Kasubdit Komunikasi dan Publikasi Bea Cukai Deni Surjantono menjelaskan ada standard operating procedure (SOP) terhadap setiap barang yang masuk ke pelabuhan. Tahap pertama masuk di-subload dokumennya, lalu ada invoice, packing list menjadi dokumen pelengkap. Lalu, dilampirkan pemberitahuan info barang (PIB), dokumen diteliti adakah ketentuan dokumen larangan pembatasan atau tidak. 
 
Menurutnya, ada 18 instansi pemerintah yang ada di Indonesia National Single Window (INSW), ada karantina, lalu ada BPOM. Setelah itu masih ada pengecekan berupa persyaratan perizinan. 
 
"Kalau belum lengkap harus dilengkapi izinnya. Dokumen jalan kalau ada barang itu wajib diperiksa fisik baru diperiksa fisik. Dilakukan oleh pemeriksa fisik atau pemeriksa barang dan itu berdasarkan surat tugas," jelasnya.
 
Pengecekan itu juga dilakukan dengan memperhatikan jumlah jenis dan jumlah barang tadi. Setelah sesuai dokumennya diteliti, tarif yang masuk, termasuk nilai sesuai dengan nilai transaksi. "Setelah itu terbit Surat Pemberitahuan Pengeluaran Barang (SPTB). Jadi kalau barang keluar dari pelabuhan ada SPTB itu. Intinya pengecekan dokumen," tuturnya.
 
Namun, lanjutnya, ada juga barang yang memang tidak dilakukan pemeriksaan fisik, itu karena masuk ke jalur hijau. Masuk kategori jalur hijau karena jalur importirnya bagus terus profil komoditinya tidak wajib. 
 
Lalu kenapa barang narkoba dibiarkan lewat? "Kenapa barang itu bisa lewat, kita juga harus adu pintar dengan sindikat, semakin kita pintar kita belajar. Adu pintar, pemeriksaan sudah melakukan secara optimal.
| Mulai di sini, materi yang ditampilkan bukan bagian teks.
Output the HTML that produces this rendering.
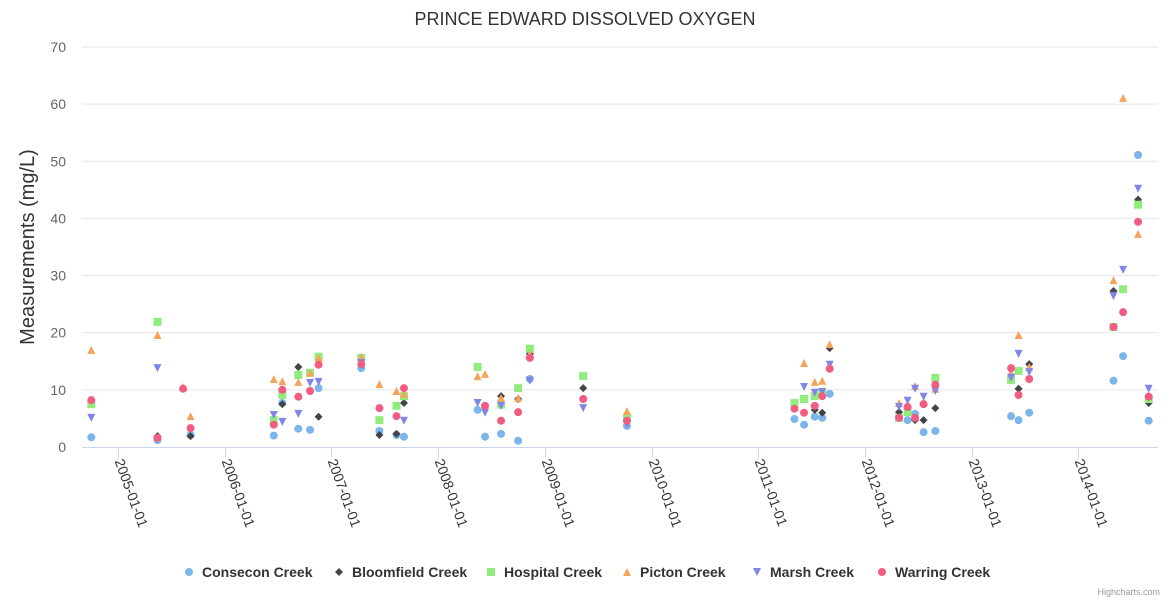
<!DOCTYPE html>
<html><head><meta charset="utf-8"><style>
body{margin:0;background:#fff;font-family:"Liberation Sans",sans-serif}
svg text{font-family:"Liberation Sans",sans-serif}
</style></head><body>
<svg id="chart" width="1170" height="600" xmlns="http://www.w3.org/2000/svg">
<text x="585" y="25" text-anchor="middle" font-size="18" fill="#333">PRINCE EDWARD DISSOLVED OXYGEN</text>
<text transform="translate(34,247) rotate(-90)" text-anchor="middle" font-size="20" fill="#333">Measurements (mg/L)</text>
<g id="grid"></g><g id="xaxis"></g><g id="marks"></g><g id="legend"></g>
<text x="1160" y="595" text-anchor="end" font-size="9" fill="#999">Highcharts.com</text>
</svg>
<script>
const yTicks=[0,10,20,30,40,50,60,70];
const xTickYears=[2005,2006,2007,2008,2009,2010,2011,2012,2013,2014];
const xTickLabels=["2005-01-01","2006-01-01","2007-01-01","2008-01-01","2009-01-01","2010-01-01","2011-01-01","2012-01-01","2013-01-01","2014-01-01"];
const seriesNames=["Consecon Creek","Bloomfield Creek","Hospital Creek","Picton Creek","Marsh Creek","Warring Creek"];
const consaconX=[2004.75,2005.37,2005.68,2006.46,2006.54,2006.69,2006.80,2006.88,2007.28,2007.45,2007.61,2007.68,2008.37,2008.44,2008.59,2008.75,2008.86,2009.77,2011.34,2011.43,2011.53,2011.60,2011.67,2012.40,2012.47,2012.55,2012.66,2013.37,2013.44,2013.54,2014.33,2014.42,2014.56,2014.66];
const consaconY=[1.7,1.2,2.1,2,7.7,3.2,3,10.3,13.8,2.8,2.1,1.8,6.5,1.8,2.3,1.1,11.9,3.7,4.9,3.9,5.3,5.1,9.3,4.7,5.8,2.6,2.8,5.4,4.7,6,11.6,15.9,51.1,4.6];
const bloomX=[2005.37,2005.68,2006.54,2006.69,2006.88,2007.45,2007.61,2007.68,2008.59,2008.75,2008.86,2009.36,2009.77,2011.53,2011.60,2011.67,2012.32,2012.47,2012.55,2012.66,2013.44,2013.54,2014.33,2014.56,2014.66];
const bloomY=[1.9,1.9,7.5,14,5.3,2.1,2.3,7.7,8.9,8.4,16.3,10.3,5.6,6.5,6,17.3,6.1,4.7,4.7,6.8,10.2,14.5,27.3,43.3,7.7];
const hospX=[2004.75,2005.37,2006.46,2006.54,2006.69,2006.80,2006.88,2007.28,2007.45,2007.61,2007.68,2008.37,2008.59,2008.75,2008.86,2009.36,2009.77,2011.34,2011.43,2011.53,2011.60,2012.32,2012.40,2012.66,2013.37,2013.44,2014.33,2014.42,2014.56,2014.66];
const hospY=[7.5,21.9,4.7,9.1,12.6,13,15.8,15.6,4.7,7.2,8.9,14,7.4,10.3,17.2,12.4,5.1,7.7,8.4,8.9,9.6,5.1,6.1,12.1,11.7,13.3,21,27.6,42.4,8.4];
const pictonX=[2004.75,2005.37,2005.61,2005.68,2006.46,2006.54,2006.69,2006.80,2006.88,2007.28,2007.45,2007.61,2007.68,2008.37,2008.44,2008.59,2008.75,2008.86,2009.77,2011.43,2011.53,2011.60,2011.67,2012.32,2012.47,2012.55,2012.66,2013.37,2013.44,2013.54,2014.33,2014.42,2014.56,2014.66];
const pictonY=[17,19.6,10.5,5.4,11.9,11.5,11.4,13,15.6,15.8,11,9.8,9.3,12.4,12.8,8.6,8.6,16.3,6.3,14.7,11.4,11.6,18,7.7,10.7,7.9,10.2,13,19.6,14,29.2,61.1,37.3,9.1];
const marshX=[2004.75,2005.37,2006.46,2006.54,2006.69,2006.80,2006.88,2007.28,2007.68,2008.37,2008.44,2008.59,2008.86,2009.36,2009.77,2011.43,2011.53,2011.60,2011.67,2012.32,2012.40,2012.47,2012.55,2012.66,2013.37,2013.44,2013.54,2014.33,2014.42,2014.56,2014.66];
const marshY=[5.1,13.8,5.6,4.4,5.8,11.2,11.4,14.7,4.6,7.7,6,7.2,11.6,6.8,3.9,10.5,9.5,9.6,14.4,7,8.1,10.2,8.8,9.8,12.1,16.3,13.1,26.4,31,45.2,10.2];
const warringX=[2004.75,2005.37,2005.61,2005.68,2006.46,2006.54,2006.69,2006.80,2006.88,2007.28,2007.45,2007.61,2007.68,2008.44,2008.59,2008.75,2008.86,2009.36,2009.77,2011.34,2011.43,2011.53,2011.60,2011.67,2012.32,2012.40,2012.47,2012.55,2012.66,2013.37,2013.44,2013.54,2014.33,2014.42,2014.56,2014.66];
const warringY=[8.2,1.6,10.2,3.3,3.9,10,8.8,9.8,14.4,14.5,6.8,5.4,10.3,7.2,4.6,6.1,15.6,8.4,4.6,6.7,6,7.2,8.9,13.7,5.1,7,5.1,7.5,10.9,13.8,9.1,11.9,21,23.6,39.4,8.8];

const NS="http://www.w3.org/2000/svg";
const xs=yr=>118+(yr-2005)*106.7;
const ys=v=>447-v*(400/70);
function mk(t,a,p){const e=document.createElementNS(NS,t);for(const k in a)e.setAttribute(k,a[k]);p.appendChild(e);return e;}
const grid=document.getElementById('grid'),xa=document.getElementById('xaxis'),marks=document.getElementById('marks'),leg=document.getElementById('legend');
yTicks.forEach(v=>{
  if(v>0){const l=mk('line',{x1:82,x2:1158,y1:ys(v),y2:ys(v),stroke:'#e6e6e6'},grid);
  
  }
  const t=mk('text',{x:66,y:ys(v)+5,'text-anchor':'end','font-size':14,fill:'#666'},grid);t.textContent=v;
  
  
});
const al=mk('line',{x1:82,x2:1158,y1:447.5,y2:447.5,stroke:'#ccd6eb'},xa);


xTickYears.forEach((yr,i)=>{
  const x=Math.round(xs(yr))+0.5;
  const tk=mk('line',{x1:x,x2:x,y1:447,y2:457,stroke:'#ccd6eb'},xa);
  
  
  const t=mk('text',{transform:`translate(${x-4},${461}) rotate(70)`,'font-size':14,fill:'#333'},xa);
  t.textContent=xTickLabels[i];
  
  
});
const colors=['#7cb5ec','#434348','#90ed7d','#f7a35c','#8085e9','#f15c80'];
const symbols=['circle','diamond','square','triangle','triangle-down','circle'];
const XS=[consaconX,bloomX,hospX,pictonX,marshX,warringX],YS=[consaconY,bloomY,hospY,pictonY,marshY,warringY];
function sym(s,cx,cy,c,p){
  if(s==='circle')return mk('circle',{cx,cy,r:4,fill:c},p);
  if(s==='square')return mk('rect',{x:cx-4,y:cy-4,width:8,height:8,fill:c},p);
  let pts;
  if(s==='diamond')pts=[[cx,cy-4],[cx+4,cy],[cx,cy+4],[cx-4,cy]];
  else if(s==='triangle')pts=[[cx,cy-4],[cx+4,cy+4],[cx-4,cy+4]];
  else pts=[[cx-4,cy-4],[cx+4,cy-4],[cx,cy+4]];
  return mk('polygon',{points:pts.map(q=>q.join(',')).join(' '),fill:c},p);
}
XS.forEach((xarr,si)=>{
  const g=mk('g',{},marks);
  
  
  xarr.forEach((x,i)=>{
    const e=sym(symbols[si],xs(x),ys(YS[si][i]),colors[si],g);
    
    
  });
});
const legX=[189,339,491,627,757,882];
seriesNames.forEach((n,i)=>{
  const g=mk('g',{},leg);
  
  
  sym(symbols[i],legX[i],572,colors[i],g);
  const t=mk('text',{x:legX[i]+13,y:577,'font-size':14,'font-weight':'bold',fill:'#333'},g);
  t.textContent=n;
});
</script>
</body></html>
Jadi kan di pelabuhan itu kan ribuan kontainer, jadi kalau ada satu yang mojok kontainer tidak dipratinjau atau kalau tidak diperiksa 100 persen nanti akan membuat pelabuhan menjadi penuh," jelasnya.
 
"Pada intinya kita berkomitmen pengawasan yang optimal supaya barang-barang yang berbahaya itu tidak masuk," tandasnya.